Opinion
The defendants shipped a quantity of seeds of various kinds to the plaintiff pursuant to his written order on one of their printed forms, which contained their express refusal to warrant the seeds in any particular whatever. By mistake a bushel of seed corn was not sent with the rest of the order, but was afterward supplied. Held: — 1. That there was but one contract, the terms of which — including the defendant's refusal to warrant — applied to the seed corn as well as to all the other items of the written order; and that inasmuch as this conclusion was apparent upon the undisputed facts, the jury should have been so instructed. 2. That the express exemption from liability contained in the contract, precluded a recovery by the plaintiff, even if the seed corn delivered was, as contended, a different variety from that which he had ordered. A verdict which is based upon erroneous instructions in a vital matter should be set aside, although logically justified by the charge as given.
Argued January 6th, 1920
Decided March 5th, 1920.
ACTION to recover damages for a breach of contract in the sale of personal property, brought before a justice of the peace and thence by the plaintiff's appeal to the Superior Court for Tolland County and tried to the jury before Burpee, J.; verdict and judgment for the plaintiff, and appeal by the defendants. Error and cause remanded.
These facts were undisputed: On March 23d 1916, the plaintiff ordered in writing from the defendants — who were growers and sellers of seeds for planting — a quantity of seeds of various kinds, all of which were duly delivered as ordered, except that by mistake the defendants sent a bushel of peas in place of a bushel of corn called for by the order. The plaintiff thereupon wrote to them: "You sent me some Canada peas. I ordered some Canada Field Corn, I did not order peas. I want the corn, so what shall I do with the peas, I don't want them." The defendants at once replied acknowledging the "blunder in shipping you the one bushel of Canada Field Peas," requesting the immediate return of this part of the delivery, and promising to promptly ship in its place the corn called for by the order. All this was done, and in due course the plaintiff received what purported to be a bushel of the seed corn as originally ordered.
The plaintiff's order of March 23d 1916, was upon a printed form of the defendants containing this statement: "We give no warranty, express or implied, as to description, quality, productiveness or any other matter of any seeds, bulbs or plants we send out, and will not be in any way responsible for the crop. If the purchaser does not accept the goods on these terms they are at once to be returned."
The parties were at issue to the jury upon the plaintiff's claim that the corn as finally delivered was of a different and more slowly maturing variety than that ordered; that the plaintiff planted it in ignorance of that fact, and that the crop was greatly injured by frost before it had matured.
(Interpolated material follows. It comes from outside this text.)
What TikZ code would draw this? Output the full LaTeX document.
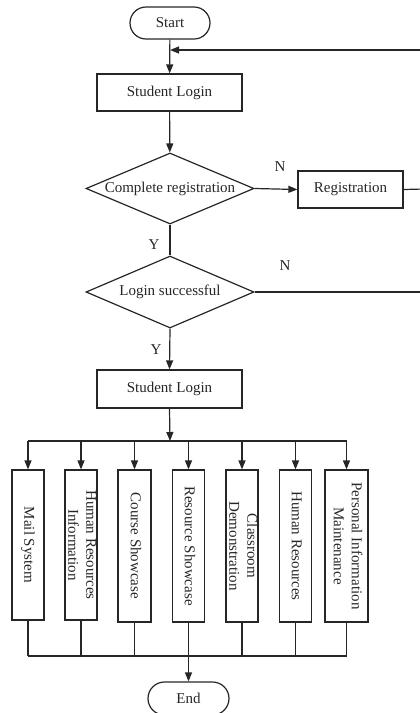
\documentclass[tikz,border=0pt]{standalone}
\usepackage{fontspec}
\setmainfont{Liberation Serif}
\usetikzlibrary{shapes.geometric,shapes.misc,arrows.meta}
\begin{document}
\begin{tikzpicture}[x=1pt,y=-1pt,
  every node/.style={font=\fontsize{15}{18}\selectfont, text=black!85},
  ln/.style={draw=black!85, line width=1.2pt},
  arr/.style={ln, -{Triangle[length=9pt,width=7pt]}},
  procbox/.style={ln, rectangle, inner sep=0pt},
  term/.style={ln, rounded rectangle, inner sep=0pt, minimum width=80pt, minimum height=32pt},
  decide/.style={ln, diamond, aspect=2.37, inner sep=0pt, minimum width=168pt, minimum height=71pt},
  vbox/.style={ln, rectangle, inner sep=0pt, minimum width=32pt},
  lbl/.style={inner sep=0pt}
]
\clip (0,0) rectangle (420,713);
\node[term] (start) at (170,23) {Start};
\node[procbox, minimum width=145pt, minimum height=37pt] (login1) at (169.5,92.5) {Student Login};
\node[decide] (reg) at (170,188.5) {Complete registration};
\node[procbox, minimum width=105pt, minimum height=37pt] (regbox) at (350.5,189.5) {Registration};
\node[decide, minimum height=72pt] (succ) at (170,292) {Login successful};
\node[procbox, minimum width=145pt, minimum height=38pt] (login2) at (169.5,389) {Student Login};

\newcommand{\vtxt}[1]{\makebox[0pt]{\rotatebox{-90}{\begin{tabular}{@{}c@{}}#1\end{tabular}}}}
\node[vbox, minimum height=150pt] (b1) at (28,545) {\vtxt{Mail System}};
\node[vbox, minimum height=150pt] (b2) at (81,545) {\vtxt{Human Resources\\Information}};
\node[vbox, minimum height=152pt, minimum width=33pt] (b3) at (134.5,546) {\vtxt{Course Showcase}};
\node[vbox, minimum height=152pt] (b4) at (188.5,546) {\vtxt{Resource Showcase}};
\node[vbox, minimum height=152pt] (b5) at (242,546) {\vtxt{Classroom\\Demonstration}};
\node[vbox, minimum height=152pt] (b6) at (295.5,546) {\vtxt{Human Resources}};
\node[vbox, minimum height=152pt, minimum width=43pt] (b7) at (346.5,546) {\vtxt{Personal Information\\Maintenance}};

\node[term, minimum width=81pt, minimum height=33pt] (endn) at (188.5,698.5) {End};

\node[lbl] at (280,167) {N};
\node[lbl] at (285,266) {N};
\node[lbl] at (154,245) {Y};
\node[lbl] at (156,350) {Y};

% coordinates
\coordinate (fb) at (170,50);
\coordinate (busc) at (170,441);
\coordinate (busl) at (28,441);
\coordinate (busr) at (347,441);
\coordinate (botl) at (28,656);
\coordinate (botr) at (347,656);
\coordinate (botc) at (188.5,656);
\coordinate (rr) at (424,189);
\coordinate (rs) at (424,292);

% main flow
\draw[arr] (start) -- (login1);
\draw[arr] (login1) -- (reg);
\draw[arr] (reg.east) -- (regbox.west);
\draw[ln] (reg.south) -- (succ.north);
\draw[arr] (succ.south) -- (login2.north);
\draw[ln] (regbox.east) -- (rr);
\draw[ln] (succ.east) -- (rs);
\draw[arr] (rr) |- (fb);

% bus
\draw[arr] (login2.south) -- (busc);
\draw[ln] (busl) -- (busr);
\foreach \b in {b1,b2,b3,b4,b5,b6,b7}{
  \draw[arr] (\b.north |- busc) -- (\b.north);
  \draw[ln] (\b.south) -- (\b.south |- botc);
}
\draw[ln] (botl) -- (botr);
\draw[arr] (botc) -- (endn.north);
\end{tikzpicture}
\end{document}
Damages were claimed because of the injury so incurred.
The defendants requested the court to charge the jury that the letters of the parties concerning the defendants' mistake in delivering the peas for the corn "do not affect the terms of the agreement as it originally stood, nor can these letters be construed as making a new agreement." The court did not so charge the jury, but said to them: ". . . if you find that the contract was really made in this correspondence and respected only that one bushel of corn and that that bushel of corn was not Canada Field Corn, then you will be justified in rendering a verdict for the plaintiff to recover . . . damages."
The evidence has been certified upon the defendants' appeal from a refusal to set aside the verdict, and error is also assigned upon the court's refusal to charge as requested.
Robert J. Woodruff, for the appellants (defendants).
Harry W. Reynolds, for the appellee (plaintiff).
As the case reached the jury, no question of fact necessary to determine the legal effect of the correspondence between the parties relative to the defendants' mistake in delivering peas in place of corn, remained unsettled. It was not for the jury to pass upon the meaning of the letters under these circumstances, but the question presented was one of law, and the duty to determine it rested solely upon the court. Jordan, Marsh Co. v. Patterson, 67 Conn. 473, 479, 35 A. 521. The performance of this duty properly called for an instruction to the jury that the only contract in the case was that contained in the written order of March 23d 1916, since that was the necessary legal conclusion from the conceded facts. The plaintiff's letter complaining of the mistaken delivery of the peas does not purport to launch a new contract; it demands the fulfilment of an existing one. The subsequent delivery and acceptance of the corn were as clearly controlled by the conditions of the written order as were those items of it which had already been filled without mistake.
The defendants were entitled, therefore, to an instruction substantially as asked for. In legal effect this would, and should, have been equivalent to the direction of a verdict in their favor, since in the absence of any claim or suggestion of either fraud or negligence, the express exemption from liability contained in the contract is of controlling effect here, whether the corn actually delivered was Canada Field Corn, or some other variety. Leonard Seed Co. v. Crary Canning Co., 147 Wis. 166, 169, 132 N.W. 902.
Although the verdict of the jury was logically justified by the instructions, as these were wrong in a matter of vital importance to the result, it was none the less the legal duty of the court to set it aside if it was unwarranted upon the proper application of the law to the evidence. Brown v. New Haven Taxicab Co., 92 Conn. 252, 256, 102 A. 573.